As a former counselor and tutor, Mike brings a passion for empowering young people to tackle the obstacles they face. Mike’s dedication to service comes from his Jesuit education (Fairfield Prep and the College of the Holy Cross), where he was taught to “be a man for others” and to “go above and beyond the call of duty.” His interest in working with young people stems from his experiences growing up the oldest of over 20 younger cousins and the impact he realized an older role model could have. He is excited to help facilitate these kinds of relationships for the youth and volunteers that work with PYD!
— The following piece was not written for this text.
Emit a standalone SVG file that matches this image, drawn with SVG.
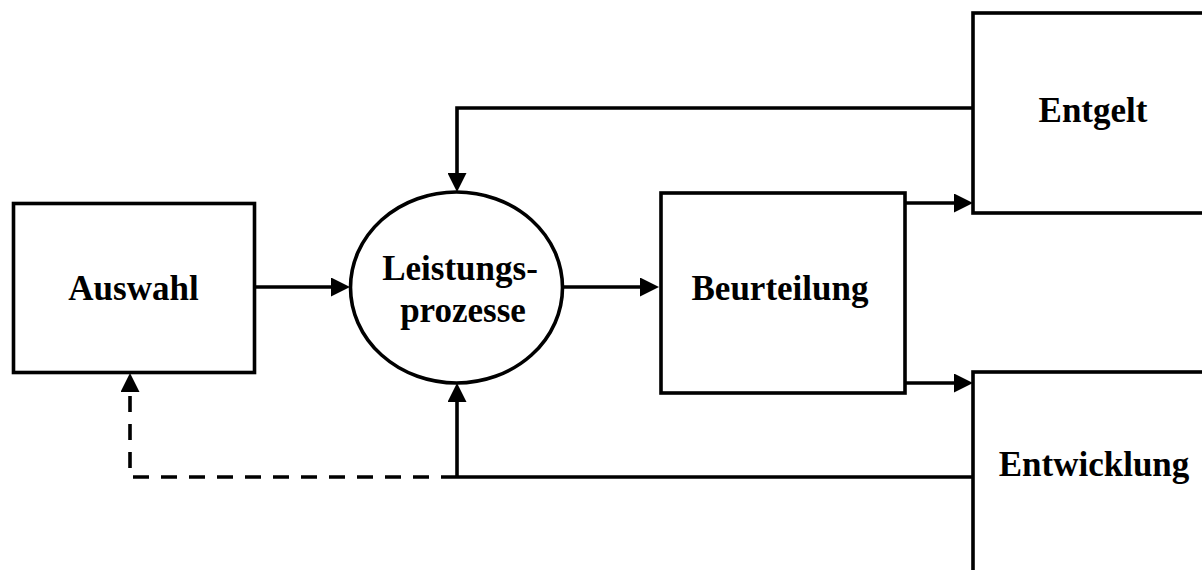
<svg xmlns="http://www.w3.org/2000/svg" width="1202" height="570" viewBox="0 0 1202 570">
<style>
.box{fill:#fff;stroke:#000;stroke-width:3.6}
.lbl{font-family:"Liberation Serif","Times New Roman",serif;font-weight:bold;font-size:35px;text-anchor:middle;fill:#000}
.ln{fill:none;stroke:#000;stroke-width:3.6}
.dash{stroke-dasharray:16 12}
</style>
<defs>
<marker id="ah" markerUnits="userSpaceOnUse" markerWidth="19" markerHeight="19" refX="2" refY="9.5" orient="auto" viewBox="0 0 19 19">
<path d="M0,0 L19,9.5 L0,19 Z" fill="#000"/>
</marker>
</defs>
<rect width="1202" height="570" fill="#fff"/>
<g id="connectors">
<path class="ln" d="M256,287 H333" marker-end="url(#ah)"/>
<path class="ln" d="M563,287 H642" marker-end="url(#ah)"/>
<path class="ln" d="M905,203 H956" marker-end="url(#ah)"/>
<path class="ln" d="M905,383 H956" marker-end="url(#ah)"/>
<path class="ln" d="M973,108 H457 V175" marker-end="url(#ah)"/>
<path class="ln" d="M973,477 H441"/>
<path class="ln" d="M457,477 V400" marker-end="url(#ah)"/>
<path class="ln dash" d="M429,477 H130 V390" marker-end="url(#ah)"/>
</g>
<g id="auswahl">
<rect class="box" x="13.5" y="203.5" width="241" height="169"/>
<text class="lbl" x="133.5" y="300">Auswahl</text>
</g>
<g id="leistungsprozesse">
<ellipse class="box" cx="456.5" cy="287.5" rx="106" ry="95.5"/>
<text class="lbl" x="460" y="280">Leistungs-</text>
<text class="lbl" x="463" y="322">prozesse</text>
</g>
<g id="beurteilung">
<rect class="box" x="661" y="193" width="244" height="200"/>
<text class="lbl" x="780" y="300">Beurteilung</text>
</g>
<g id="entgelt">
<rect class="box" x="973" y="13" width="260" height="200"/>
<text class="lbl" x="1093" y="122">Entgelt</text>
</g>
<g id="entwicklung">
<rect class="box" x="973" y="372" width="260" height="230"/>
<text class="lbl" x="1094" y="476">Entwicklung</text>
</g>
</svg>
Derek Billings, Mentoring Specialist, started at PYD in early 2017. Derek has spent much of his time since 2010 working and volunteering for The Hole in the Wall Gang Camp (Ashford, Connecticut) as well as Camp Rising Sun (Colebrook, Connecticut) working with children with serious illnesses. He also worked as a paraprofessional at River Street School from 2013 to 2016, working very closely with children on the Autism spectrum. Before coming to PYD, he spent two years working odd jobs around Connecticut.
Derek is a certified high school basketball referee and has been doing middle school and high school games since 2005. He also spent some time as a youth baseball umpire in central Connecticut. Derek now spends much of his free time playing video games of all kind, watching sci-fi TV shows, as well as watching superhero movies and reading the comics they are based on.